SEO Audit MCP Server

A Model Context Protocol (MCP) server that provides comprehensive technical SEO auditing tools, optimized for job board websites.

Features

Page Analysis - Deep analysis of individual pages including meta tags, headings, structured data, rendering behavior, and links
Site Crawling - Multi-page crawling with automatic page type classification
Lighthouse Integration - Core Web Vitals and performance auditing
Sitemap Analysis - Robots.txt and XML sitemap parsing with job-specific insights
JobPosting Schema Validation - Specialized validation against Google's requirements

Installation

Prerequisites

Node.js 18+
Chrome/Chromium (for Playwright)
Lighthouse CLI (optional, for performance audits)

Setup

# Clone or extract the project
cd seo-audit-mcp

# Install dependencies
npm install

# Install Playwright browsers
npx playwright install chromium

# Install Lighthouse globally (optional but recommended)
npm install -g lighthouse

# Build the project
npm run build

Configure Claude Desktop

Add to your Claude Desktop configuration (~/Library/Application Support/Claude/claude_desktop_config.json on macOS):

{
  "mcpServers": {
    "seo-audit": {
      "command": "node",
      "args": ["/path/to/seo-audit-mcp/dist/index.js"]
    }
  }
}

Configure Claude CLI

Add to your Claude CLI config or use directly:

# Using npx (after npm link)
claude --mcp-server "node /path/to/seo-audit-mcp/dist/index.js"

Available Tools

`analyze_page`

Analyze a single web page for SEO factors.

Input:
- url (required): The URL to analyze
- waitForSelector: CSS selector to wait for (for JS-heavy pages)
- timeout: Timeout in milliseconds (default: 30000)
- device: 'desktop' or 'mobile' (default: desktop)

Output:
- Meta tags, headings, structured data
- JobPosting schema validation
- JavaScript rendering analysis
- Link and image analysis

`crawl_site`

Crawl multiple pages starting from a URL.

Input:
- startUrl (required): Starting URL
- maxPages: Maximum pages to crawl (default: 50)
- maxDepth: Maximum link depth (default: 5)
- includePatterns: Regex patterns to include
- excludePatterns: Regex patterns to exclude

Output:
- Aggregated statistics
- Page type classification (job detail, category, location pages)
- Duplicate detection
- Critical issues and warnings

`run_lighthouse`

Run Lighthouse performance audit.

Input:
- url (required): URL to audit
- device: 'mobile' or 'desktop' (default: mobile)
- categories: Array of categories to audit
- saveReport: Save HTML report (default: false)

Output:
- Performance, Accessibility, Best Practices, SEO scores
- Core Web Vitals (LCP, CLS, TBT, FCP, TTFB)
- Optimization opportunities
- Diagnostics

`analyze_sitemap`

Analyze robots.txt and XML sitemaps.

Input:
- baseUrl (required): Base URL of the site
- includeSitemapUrls: Include full URL list (default: true)
- maxUrls: Max URLs per sitemap (default: 1000)

Output:
- robots.txt rules and issues
- Discovered sitemaps
- Job URL detection
- Recommendations

`check_urls`

Check HTTP status codes for multiple URLs.

Input:
- urls (required): Array of URLs to check
- timeout: Timeout per URL in milliseconds

Output:
- Status code, redirect destination, response time per URL

Usage Examples

Quick Page Audit

"Analyze the SEO of https://example.com/jobs/software-engineer"

Full Site Audit

"Crawl https://example.com and analyze their job board SEO. 
Focus on structured data and landing pages."

Performance Check

"Run a Lighthouse audit on https://example.com/jobs for mobile devices"

Job Board Discovery

"Analyze the sitemap for https://example.com and find their job posting pages"

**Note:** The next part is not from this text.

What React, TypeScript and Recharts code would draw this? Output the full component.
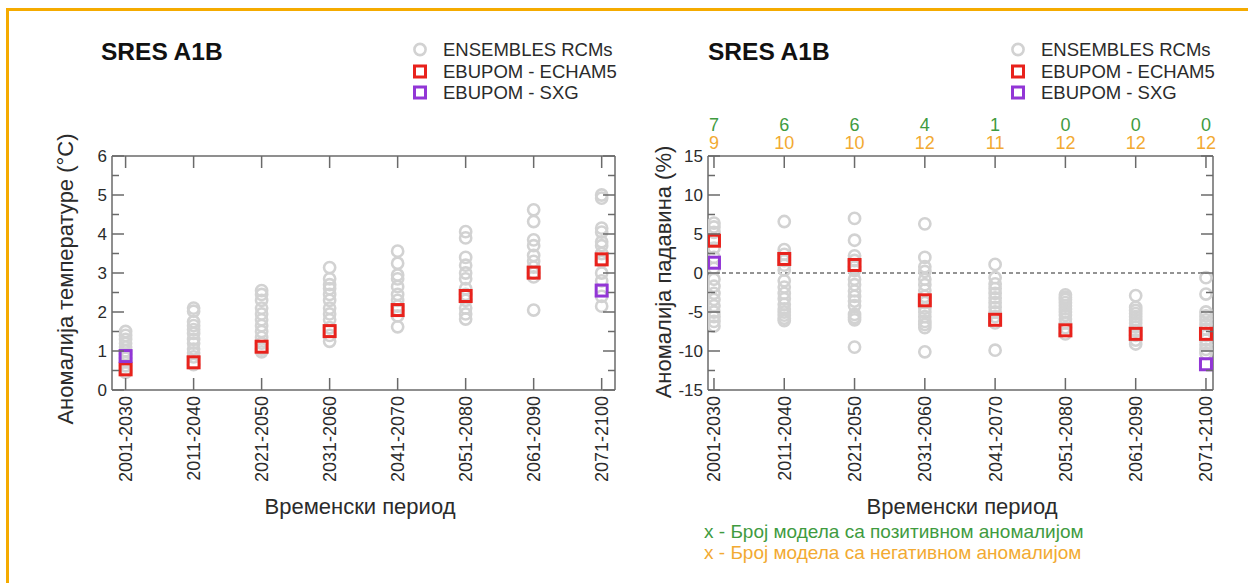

Job Board Specific Features

This tool is optimized for job boards with:

JobPosting Schema Validation
- Validates all required fields (title, description, datePosted, etc.)
- Checks recommended fields (validThrough, baseSalary, employmentType)
- Remote job validation (applicantLocationRequirements)
- Expiration date checking
Page Type Classification
- Job detail pages
- Job listing/search pages
- Category landing pages (e.g., /marketing-jobs/)
- Location landing pages (e.g., /jobs-in-new-york/)
- Company profile pages
Expired Job Handling Analysis
- Detects 404s, redirects, and soft 404s
- Checks validThrough dates in schema
- Recommends proper handling strategies
Recommendations
- Google Indexing API implementation
- Job-specific sitemaps
- Landing page architecture

Development

# Run in development mode
npm run dev

# Run tests
npm test

# Lint code
npm run lint

Architecture

src/
├── index.ts          # Entry point
├── server.ts         # MCP server implementation
├── tools/
│   ├── index.ts      # Tool registry
│   ├── crawl-page.ts # Single page analysis
│   ├── crawl-site.ts # Multi-page crawler
│   ├── lighthouse.ts # Performance audits
│   └── sitemap.ts    # Sitemap/robots analysis
├── types/
│   └── index.ts      # TypeScript definitions
└── utils/
    ├── browser.ts    # Playwright helpers
    └── http.ts       # HTTP utilities

Troubleshooting

Playwright Issues

# Reinstall browsers
npx playwright install chromium --force

# On Linux, you may need system dependencies
npx playwright install-deps

Lighthouse Not Found

# Install globally
npm install -g lighthouse

# Or use npx (slower)
npx lighthouse --version

Permission Errors

The server needs to write to /tmp for temporary files. Ensure proper permissions.

Timeout Errors

For slow sites, increase timeouts:

Page analysis: Use timeout parameter
Crawling: Reduce maxPages or increase delays

License

MIT